È stato un po’ un tirarmi la zappa sui piedi da solo, perché lavorare su un colore così complesso mi ha portato via ancora più tempo rispetto a farla in bianco e nero come inizialmente volevo fare pensando al Don Chisciotte di Gustave Doré. Quando ho scoperto che il film doveva essere a colori, il primo film a colori della storia del cinema italiano, ho cambiato idea. Ho lungamente sperimentato per cercare uno stile cromatico e ho cercato di avvicinarmi a livello di impatto a quello del technicolor degli anni 50 e 60, con questi colori molto carichi, per ottenere qualcosa di molto forte dal punto di vista emotivo.
Considerando tutta la fatica che ti ha portato, mettendola a bilancio con la soddisfazione di un’opera tanto complessa e sentita, la domanda è d’obbligo: lo rifaresti?

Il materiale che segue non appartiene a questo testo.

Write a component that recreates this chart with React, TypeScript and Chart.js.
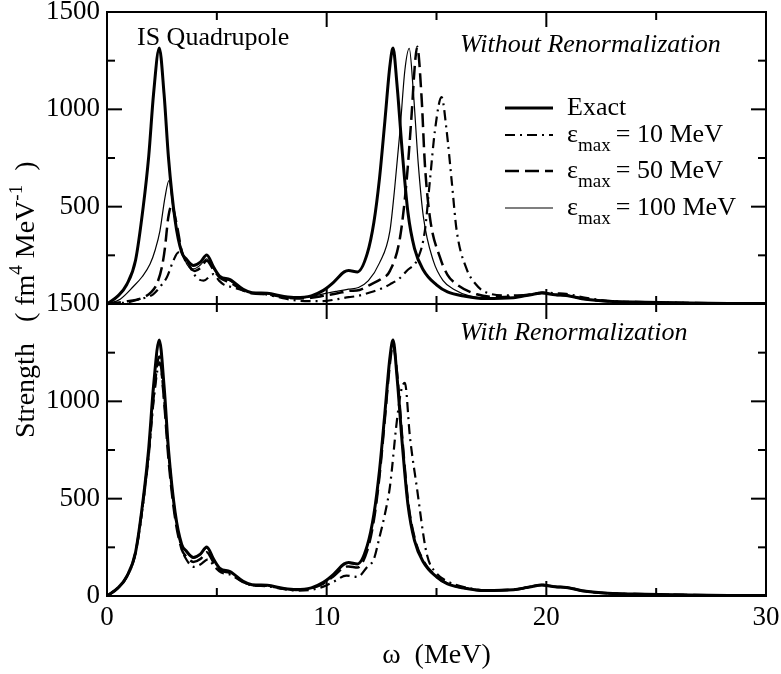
import { useEffect, useRef } from "react";
import { Chart, registerables } from "chart.js";
import type { Plugin } from "chart.js";

Chart.register(...registerables);

// omega in MeV, strength in fm^4 MeV^-1
const exactOmega = [
  0, 0.5, 0.9, 1.3, 1.65, 1.9, 2.12, 2.38, 2.6, 2.8,
  3.1, 3.4, 3.6, 3.93, 4.25, 4.54, 4.85, 5.14, 5.6, 6.2,
  6.6, 7.3, 8.0, 8.6, 9.3, 9.85, 10.3, 10.8, 11.0, 11.4,
  11.85, 12.15, 12.4, 12.65, 12.88, 13.02, 13.2, 13.45, 13.7, 14.0,
  14.4, 15.0, 15.5, 16.3, 17.2, 18.5, 19.3, 19.8, 20.4, 20.9,
  21.8, 22.8, 24.5, 26.5, 28.5, 30,
];
const exactStrength = [
  0, 42, 100, 225, 500, 760, 1080, 1315, 1075, 750,
  430, 265, 232, 198, 215, 252, 190, 142, 125, 75,
  58, 55, 40, 33, 42, 70, 110, 165, 172, 165,
  260, 420, 640, 940, 1225, 1315, 1130, 770, 470, 285,
  175, 98, 62, 40, 28, 32, 48, 57, 47, 44,
  24, 14, 9, 5, 3, 2,
];

// without renormalization
const top10Omega = [
  0, 1.0, 1.5, 2.1, 2.5, 2.72, 3.02, 3.25, 3.45, 3.63,
  4.08, 4.4, 4.84, 5.1, 5.3, 5.8, 6.4, 7.2, 7.8, 8.5,
  9.2, 9.85, 10.5, 11.0, 11.4, 12.0, 12.5, 12.88, 13.3, 13.64,
  14.17, 14.47, 14.7, 14.93, 15.23, 15.46, 15.69, 15.92, 16.37, 16.8,
  17.13, 18.0, 18.8, 19.5, 19.85, 20.5, 20.9, 21.8, 22.8, 24.5,
  26.5, 28.5, 30,
];
const top10Strength = [
  0, 10, 25, 50, 100, 136, 222, 265, 250, 222,
  136, 120, 153, 120, 101, 84, 62, 50, 35, 20,
  15, 15, 25, 35, 41, 60, 80, 101, 130, 170,
  239, 376, 634, 892, 1063, 892, 634, 376, 180, 100,
  67, 45, 45, 52, 58, 55, 52, 32, 16, 9,
  5, 3, 2,
];
const top50Omega = [
  0, 0.8, 1.65, 2.0, 2.26, 2.5, 2.64, 2.79, 2.94, 3.17,
  3.4, 3.78, 4.0, 4.25, 4.54, 4.85, 5.14, 5.6, 6.2, 6.6,
  7.3, 8.0, 8.6, 9.3, 9.85, 10.5, 11.0, 11.5, 12.0, 12.5,
  12.88, 13.34, 13.64, 13.87, 14.02, 14.12, 14.32, 14.47, 14.7, 15.16,
  15.5, 15.92, 16.83, 17.8, 18.5, 19.3, 19.8, 20.4, 20.9, 21.8,
  22.8, 24.5, 26.5, 28.5, 30,
];
const top50Strength = [
  0, 12, 33, 60, 101, 190, 290, 445, 505, 411,
  273, 187, 170, 185, 222, 175, 135, 110, 70, 55,
  50, 36, 28, 32, 42, 55, 67, 72, 100, 130,
  170, 342, 634, 978, 1236, 1321, 1063, 720, 445, 239,
  150, 101, 50, 35, 38, 50, 58, 48, 45, 25,
  14, 9, 5, 3, 2,
];
const top100Omega = [
  0, 0.6, 1.2, 1.6, 1.96, 2.2, 2.41, 2.64, 2.82, 3.02,
  3.25, 3.63, 3.96, 4.25, 4.54, 4.85, 5.14, 5.6, 6.2, 6.6,
  7.3, 8.0, 8.6, 9.3, 9.85, 10.5, 11.0, 11.45, 11.9, 12.4,
  12.88, 13.1, 13.34, 13.56, 13.76, 13.94, 14.17, 14.4, 14.86, 15.3,
  15.8, 16.5, 17.5, 18.5, 19.3, 19.8, 20.4, 20.9, 21.8, 22.8,
  24.5, 26.5, 28.5, 30,
];
const top100Strength = [
  0, 25, 90, 140, 205, 280, 376, 548, 634, 479,
  342, 205, 181, 200, 232, 180, 140, 118, 72, 56,
  52, 38, 30, 38, 52, 66, 76, 85, 120, 210,
  376, 600, 892, 1201, 1313, 1100, 720, 450, 220, 120,
  75, 42, 30, 33, 48, 57, 47, 44, 24, 14,
  9, 5, 3, 2,
];

// with renormalization (50 and 100 MeV on the exact grid)
const bot10Omega = [
  0, 0.5, 0.9, 1.3, 1.65, 1.9, 2.12, 2.4, 2.6, 2.8,
  3.1, 3.4, 3.6, 3.95, 4.25, 4.6, 4.9, 5.2, 5.6, 6.2,
  6.6, 7.3, 8.0, 8.6, 9.3, 9.85, 10.3, 10.9, 11.4, 11.85,
  12.15, 12.4, 12.65, 12.88, 13.2, 13.4, 13.56, 13.79, 14.1, 14.55,
  15.0, 15.5, 16.3, 17.2, 18.5, 19.3, 19.8, 20.4, 20.9, 21.8,
  22.8, 24.5, 26.5, 28.5, 30,
];
const bot10Strength = [
  0, 42, 100, 222, 480, 720, 1000, 1200, 1010, 740,
  420, 245, 190, 150, 162, 188, 150, 120, 110, 70,
  55, 50, 36, 28, 32, 48, 72, 105, 98, 150,
  190, 300, 420, 562, 904, 1060, 1095, 818, 562, 219,
  117, 75, 45, 30, 32, 48, 57, 47, 44, 24,
  14, 9, 5, 3, 2,
];
const bot50Strength = [
  0, 42, 100, 225, 490, 740, 1020, 1230, 1000, 700,
  400, 240, 205, 175, 190, 225, 172, 132, 118, 72,
  56, 52, 38, 31, 40, 64, 100, 148, 152, 146,
  235, 390, 610, 910, 1195, 1290, 1150, 800, 490, 300,
  182, 100, 64, 41, 28, 32, 48, 56, 47, 44,
  24, 14, 9, 5, 3, 2,
];
const bot100Strength = [
  0, 42, 100, 225, 495, 750, 1060, 1295, 1065, 745,
  430, 262, 228, 195, 212, 246, 186, 140, 123, 75,
  58, 55, 40, 33, 42, 68, 108, 160, 168, 162,
  255, 415, 635, 935, 1220, 1320, 1140, 780, 475, 288,
  176, 98, 62, 40, 28, 32, 48, 57, 47, 44,
  24, 14, 9, 5, 3, 2,
];

const cutoffs = [10, 50, 100];
const panelTitles = ["Without Renormalization", "With Renormalization"];
const panelMax = 1500;
const strengthStep = 500;
const omegaMax = 30;
const omegaStep = 10;

const SERIF = '"Liberation Serif", "DejaVu Serif", serif';

const styles = [
  { width: 3, dash: [] as number[] },          // exact
  { width: 2.2, dash: [10, 5, 2, 5] },          // 10 MeV
  { width: 2.5, dash: [14, 6] },                // 50 MeV
  { width: 1.2, dash: [] as number[] },         // 100 MeV
];

function series(omega: number[], strength: number[], yAxisID: string, style: number) {
  return {
    data: omega.map((x, i) => ({ x, y: strength[i] })),
    yAxisID,
    borderColor: "#000",
    borderWidth: styles[style].width,
    borderDash: styles[style].dash,
    pointRadius: 0,
    cubicInterpolationMode: "monotone" as const,
    fill: false,
  };
}

function drawRich(
  ctx: CanvasRenderingContext2D,
  parts: { text: string; size: number; dy?: number }[],
  x: number,
  y: number,
) {
  let cx = x;
  for (const p of parts) {
    ctx.font = `${p.size}px ${SERIF}`;
    ctx.fillText(p.text, cx, y + (p.dy || 0));
    cx += ctx.measureText(p.text).width;
  }
  return cx;
}

const framePlugin: Plugin = {
  id: "frame",
  afterDraw(chart) {
    const { ctx, chartArea: a, scales } = chart;
    const xs = scales.x;
    ctx.save();
    ctx.setLineDash([]);
    ctx.strokeStyle = "#000";
    ctx.fillStyle = "#000";

    // two stacked frames with inward ticks on all four sides
    const W = 2;
    for (const s of [scales.yTop, scales.y]) {
      const top = s.getPixelForValue(panelMax);
      const bottom = s.getPixelForValue(0);
      ctx.lineWidth = W;
      ctx.strokeRect(a.left, top, a.right - a.left, bottom - top);
      const yTicks = [0, 250, 500, 750, 1000, 1250, 1500];
      yTicks.forEach((v) => {
        const py = s.getPixelForValue(v);
        const len = v % strengthStep === 0 ? 15 : 8;
        ctx.fillRect(a.left, py - W / 2, len, W);
        ctx.fillRect(a.right - len, py - W / 2, len, W);
      });
      const xTicks = [0, 5, 10, 15, 20, 25, 30];
      xTicks.forEach((v) => {
        const px = xs.getPixelForValue(v);
        const len = v % omegaStep === 0 ? 15 : 8;
        ctx.fillRect(px - W / 2, top, W, len);
        ctx.fillRect(px - W / 2, bottom - len, W, len);
      });
    }

    ctx.textBaseline = "alphabetic";
    ctx.textAlign = "left";

    // panel annotations
    ctx.font = `26px ${SERIF}`;
    ctx.fillText("IS Quadrupole", 137, 45);
    ctx.font = `italic 26px ${SERIF}`;
    ctx.fillText(panelTitles[0], 460, 52);
    ctx.fillText(panelTitles[1], 460, 340);

    // legend
    const baselines = [115, 142, 178, 215];
    for (let i = 0; i < 4; i++) {
      const by = baselines[i];
      ctx.lineWidth = styles[i].width;
      ctx.setLineDash(styles[i].dash);
      ctx.beginPath();
      ctx.moveTo(505, by - 7);
      ctx.lineTo(553, by - 7);
      ctx.stroke();
      ctx.setLineDash([]);
      if (i === 0) {
        ctx.font = `26px ${SERIF}`;
        ctx.fillText("Exact", 567, by);
      } else {
        drawRich(ctx, [
          { text: "ε", size: 26 },
          { text: "max", size: 19, dy: 9 },
          { text: `\u2009= ${cutoffs[i - 1]} MeV`, size: 26 },
        ], 567, by);
      }
    }

    // x axis title
    ctx.font = `28px ${SERIF}`;
    ctx.textAlign = "center";
    ctx.fillText("ω  (MeV)", (a.left + a.right) / 2, 663);

    // y axis title, rotated
    ctx.textAlign = "left";
    ctx.translate(34, 438);
    ctx.rotate(-Math.PI / 2);
    drawRich(ctx, [
      { text: "Strength", size: 28 },
      { text: "   ( fm", size: 28 },
      { text: "4", size: 19, dy: -12 },
      { text: " MeV", size: 28 },
      { text: "-1", size: 19, dy: -12 },
      { text: "  )", size: 28 },
    ], 0, 0);
    ctx.restore();
  },
};

export default function App() {
  const ref = useRef<HTMLCanvasElement>(null);

  useEffect(() => {
    if (!ref.current) return;
    const chart = new Chart(ref.current, {
      type: "line",
      plugins: [framePlugin],
      data: {
        datasets: [
          series(exactOmega, exactStrength, "yTop", 0),
          series(top10Omega, top10Strength, "yTop", 1),
          series(top50Omega, top50Strength, "yTop", 2),
          series(top100Omega, top100Strength, "yTop", 3),
          series(exactOmega, exactStrength, "y", 0),
          series(bot10Omega, bot10Strength, "y", 1),
          series(exactOmega, bot50Strength, "y", 2),
          series(exactOmega, bot100Strength, "y", 3),
        ],
      },
      options: {
        animation: false,
        responsive: true,
        maintainAspectRatio: false,
        layout: { padding: { top: 12, right: 15, left: 0, bottom: 0 } },
        plugins: {
          legend: { display: false },
          tooltip: { enabled: false },
        },
        scales: {
          x: {
            type: "linear",
            min: 0,
            max: omegaMax,
            grid: { display: false, drawTicks: false },
            border: { display: false },
            ticks: {
              stepSize: omegaStep,
              autoSkip: false,
              maxRotation: 0,
              color: "#000",
              padding: 6,
              font: { family: SERIF, size: 27 },
            },
            afterFit: (s: any) => {
              s.height = 78;
              s.paddingLeft = 0;
              s.paddingRight = 0;
            },
          },
          // bottom panel occupies 0..1500 of this axis; upper half carries the top panel's labels
          y: {
            type: "linear",
            position: "left",
            min: 0,
            max: panelMax * 2,
            grid: { display: false, drawTicks: false },
            border: { display: false },
            ticks: {
              stepSize: strengthStep,
              autoSkip: false,
              color: "#000",
              padding: 7,
              font: { family: SERIF, size: 27 },
              callback: (v: any) => (v <= panelMax ? String(v) : String(v - panelMax)),
            },
            afterFit: (s: any) => {
              s.width = 107;
              s.paddingTop = 0;
              s.paddingBottom = 0;
            },
          },
          yTop: {
            type: "linear",
            display: false,
            min: -panelMax,
            max: panelMax,
          },
        },
      },
    });
    return () => chart.destroy();
  }, []);

  return (
    <div style={{ position: "absolute", left: 0, top: 0, width: 781, height: 674, background: "#fff" }}>
      <canvas ref={ref} />
    </div>
  );
}
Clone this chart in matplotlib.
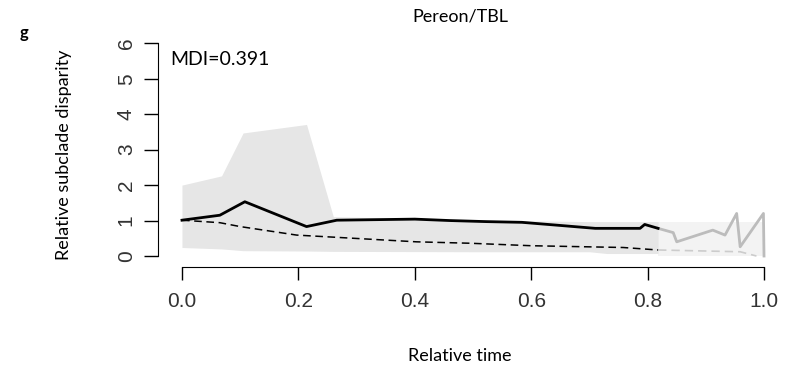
import matplotlib.pyplot as plt

# observed (black) and null (dashed) relative disparity through time
t_obs = [0.0, 0.065, 0.108, 0.214, 0.266, 0.40, 0.46, 0.523, 0.584, 0.644, 0.71, 0.787, 0.795, 0.818]
v_obs = [1.01, 1.15, 1.53, 0.83, 1.01, 1.04, 1.0, 0.97, 0.95, 0.87, 0.78, 0.78, 0.89, 0.78]

# tail of observed curve drawn in grey
t_tail = [0.818, 0.844, 0.85, 0.912, 0.933, 0.953, 0.959, 0.999, 1.0]
v_tail = [0.78, 0.66, 0.40, 0.73, 0.59, 1.2, 0.26, 1.2, 0.0]

t_null = [0.0, 0.065, 0.10, 0.197, 0.403, 0.495, 0.60, 0.758, 0.818]
v_null = [1.01, 0.94, 0.83, 0.59, 0.40, 0.36, 0.29, 0.24, 0.17]

t_null_tail = [0.818, 0.959, 0.987]
v_null_tail = [0.17, 0.12, 0.0]

# 95% envelope
t_env = [0.0, 0.068, 0.105, 0.214, 0.26, 0.50, 0.70, 0.73, 0.818]
env_hi = [2.0, 2.26, 3.47, 3.71, 1.11, 1.01, 0.97, 0.97, 0.97]
env_lo = [0.24, 0.2, 0.15, 0.14, 0.13, 0.12, 0.12, 0.07, 0.07]

t_env_tail = [0.818, 1.0]
env_tail_hi = [0.97, 0.97]
env_tail_lo = [0.0, 0.0]

W, H = 801, 368
fig = plt.figure(figsize=(W / 100, H / 100), dpi=100)
left, right, top, bottom = 158, 787.3, 34.4, 267
ax = fig.add_axes([left / W, 1 - bottom / H, (right - left) / W, (bottom - top) / H])
ax.set_xlim(-0.0412, 1.04)
ax.set_ylim(-0.31, 6.25)

ax.fill_between(t_env_tail, env_tail_lo, env_tail_hi, color='#f3f3f3', lw=0)
ax.fill_between(t_env, env_lo, env_hi, color='#e6e6e6', lw=0)
ax.plot(t_null_tail, v_null_tail, color='#cccccc', lw=1.2, ls=(0, (5, 3)))
ax.plot(t_tail, v_tail, color='#bcbcbc', lw=2)
ax.plot(t_null, v_null, color='black', lw=1.1, ls=(0, (5, 3)))
ax.plot(t_obs, v_obs, color='black', lw=2)

for s in ['top', 'right']:
    ax.spines[s].set_visible(False)
ax.spines['left'].set_bounds(0, 6)
ax.spines['bottom'].set_bounds(0, 1)
ax.set_xticks([0, 0.2, 0.4, 0.6, 0.8, 1.0])
ax.set_xticklabels(['0.0', '0.2', '0.4', '0.6', '0.8', '1.0'])
ax.set_yticks(range(7))
ax.tick_params(axis='x', length=9, width=1, pad=9, labelsize=15)
ax.tick_params(axis='y', length=10, width=1, pad=6, labelsize=15, labelrotation=90)
for lab in ax.get_xticklabels() + ax.get_yticklabels():
    lab.set_family('Liberation Sans')
    lab.set_color('#333333')
for lab in ax.get_yticklabels():
    lab.set_va('center')

ax.text(-0.0205, 5.55, 'MDI=0.391', fontsize=14, family='Lato', va='center', ha='left')
fig.text(460 / W, 1 - 17 / H, 'Pereon/TBL', fontsize=13, family='Lato', ha='center', va='center')
fig.text(24 / W, 1 - 33 / H, 'g', fontsize=12, family='Lato', weight='bold', ha='center', va='center')
fig.text(64 / W, 1 - 155 / H, 'Relative subclade disparity', fontsize=13, family='Lato',
         rotation=90, ha='center', va='center')
fig.text(460 / W, 1 - 356 / H, 'Relative time', fontsize=13, family='Lato', ha='center', va='center')

fig.savefig('out.png', dpi=100)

Ahahahahah! Non c’è una domanda di riserva? Ti dico solo che se effettivamente quei file fossero andati davvero perduti e qualcuno mi avesse impedito di buttarmi dal Pirellone, sarei stato costretto a rifarlo. Perché avevo un contratto, certo, ma anche perché mi conosco e so che dopo i pianti di mesi mi sarei messo davanti allo specchio e mi ci sarei costretto. Ma non so con che animo lo avrei fatto, perché la fatica è stata immane. Creare un’opera è una cosa talmente unica che il solo pensiero di rifarla mi fa stare male, e parlo anche solo di una singola immagine, di una sola tavola. Tutte le creazioni artistiche nascono da una spinta dell’anima, dai pensieri e dai sentimenti di quell’attimo; copiarle e rifarle le snaturerebbe del tutto. Quindi sono felicissimo di averlo fatto, appena sono arrivati i volumi li ho messi davanti alla statuina di Totò che ho a casa ma no, non lo rifarei.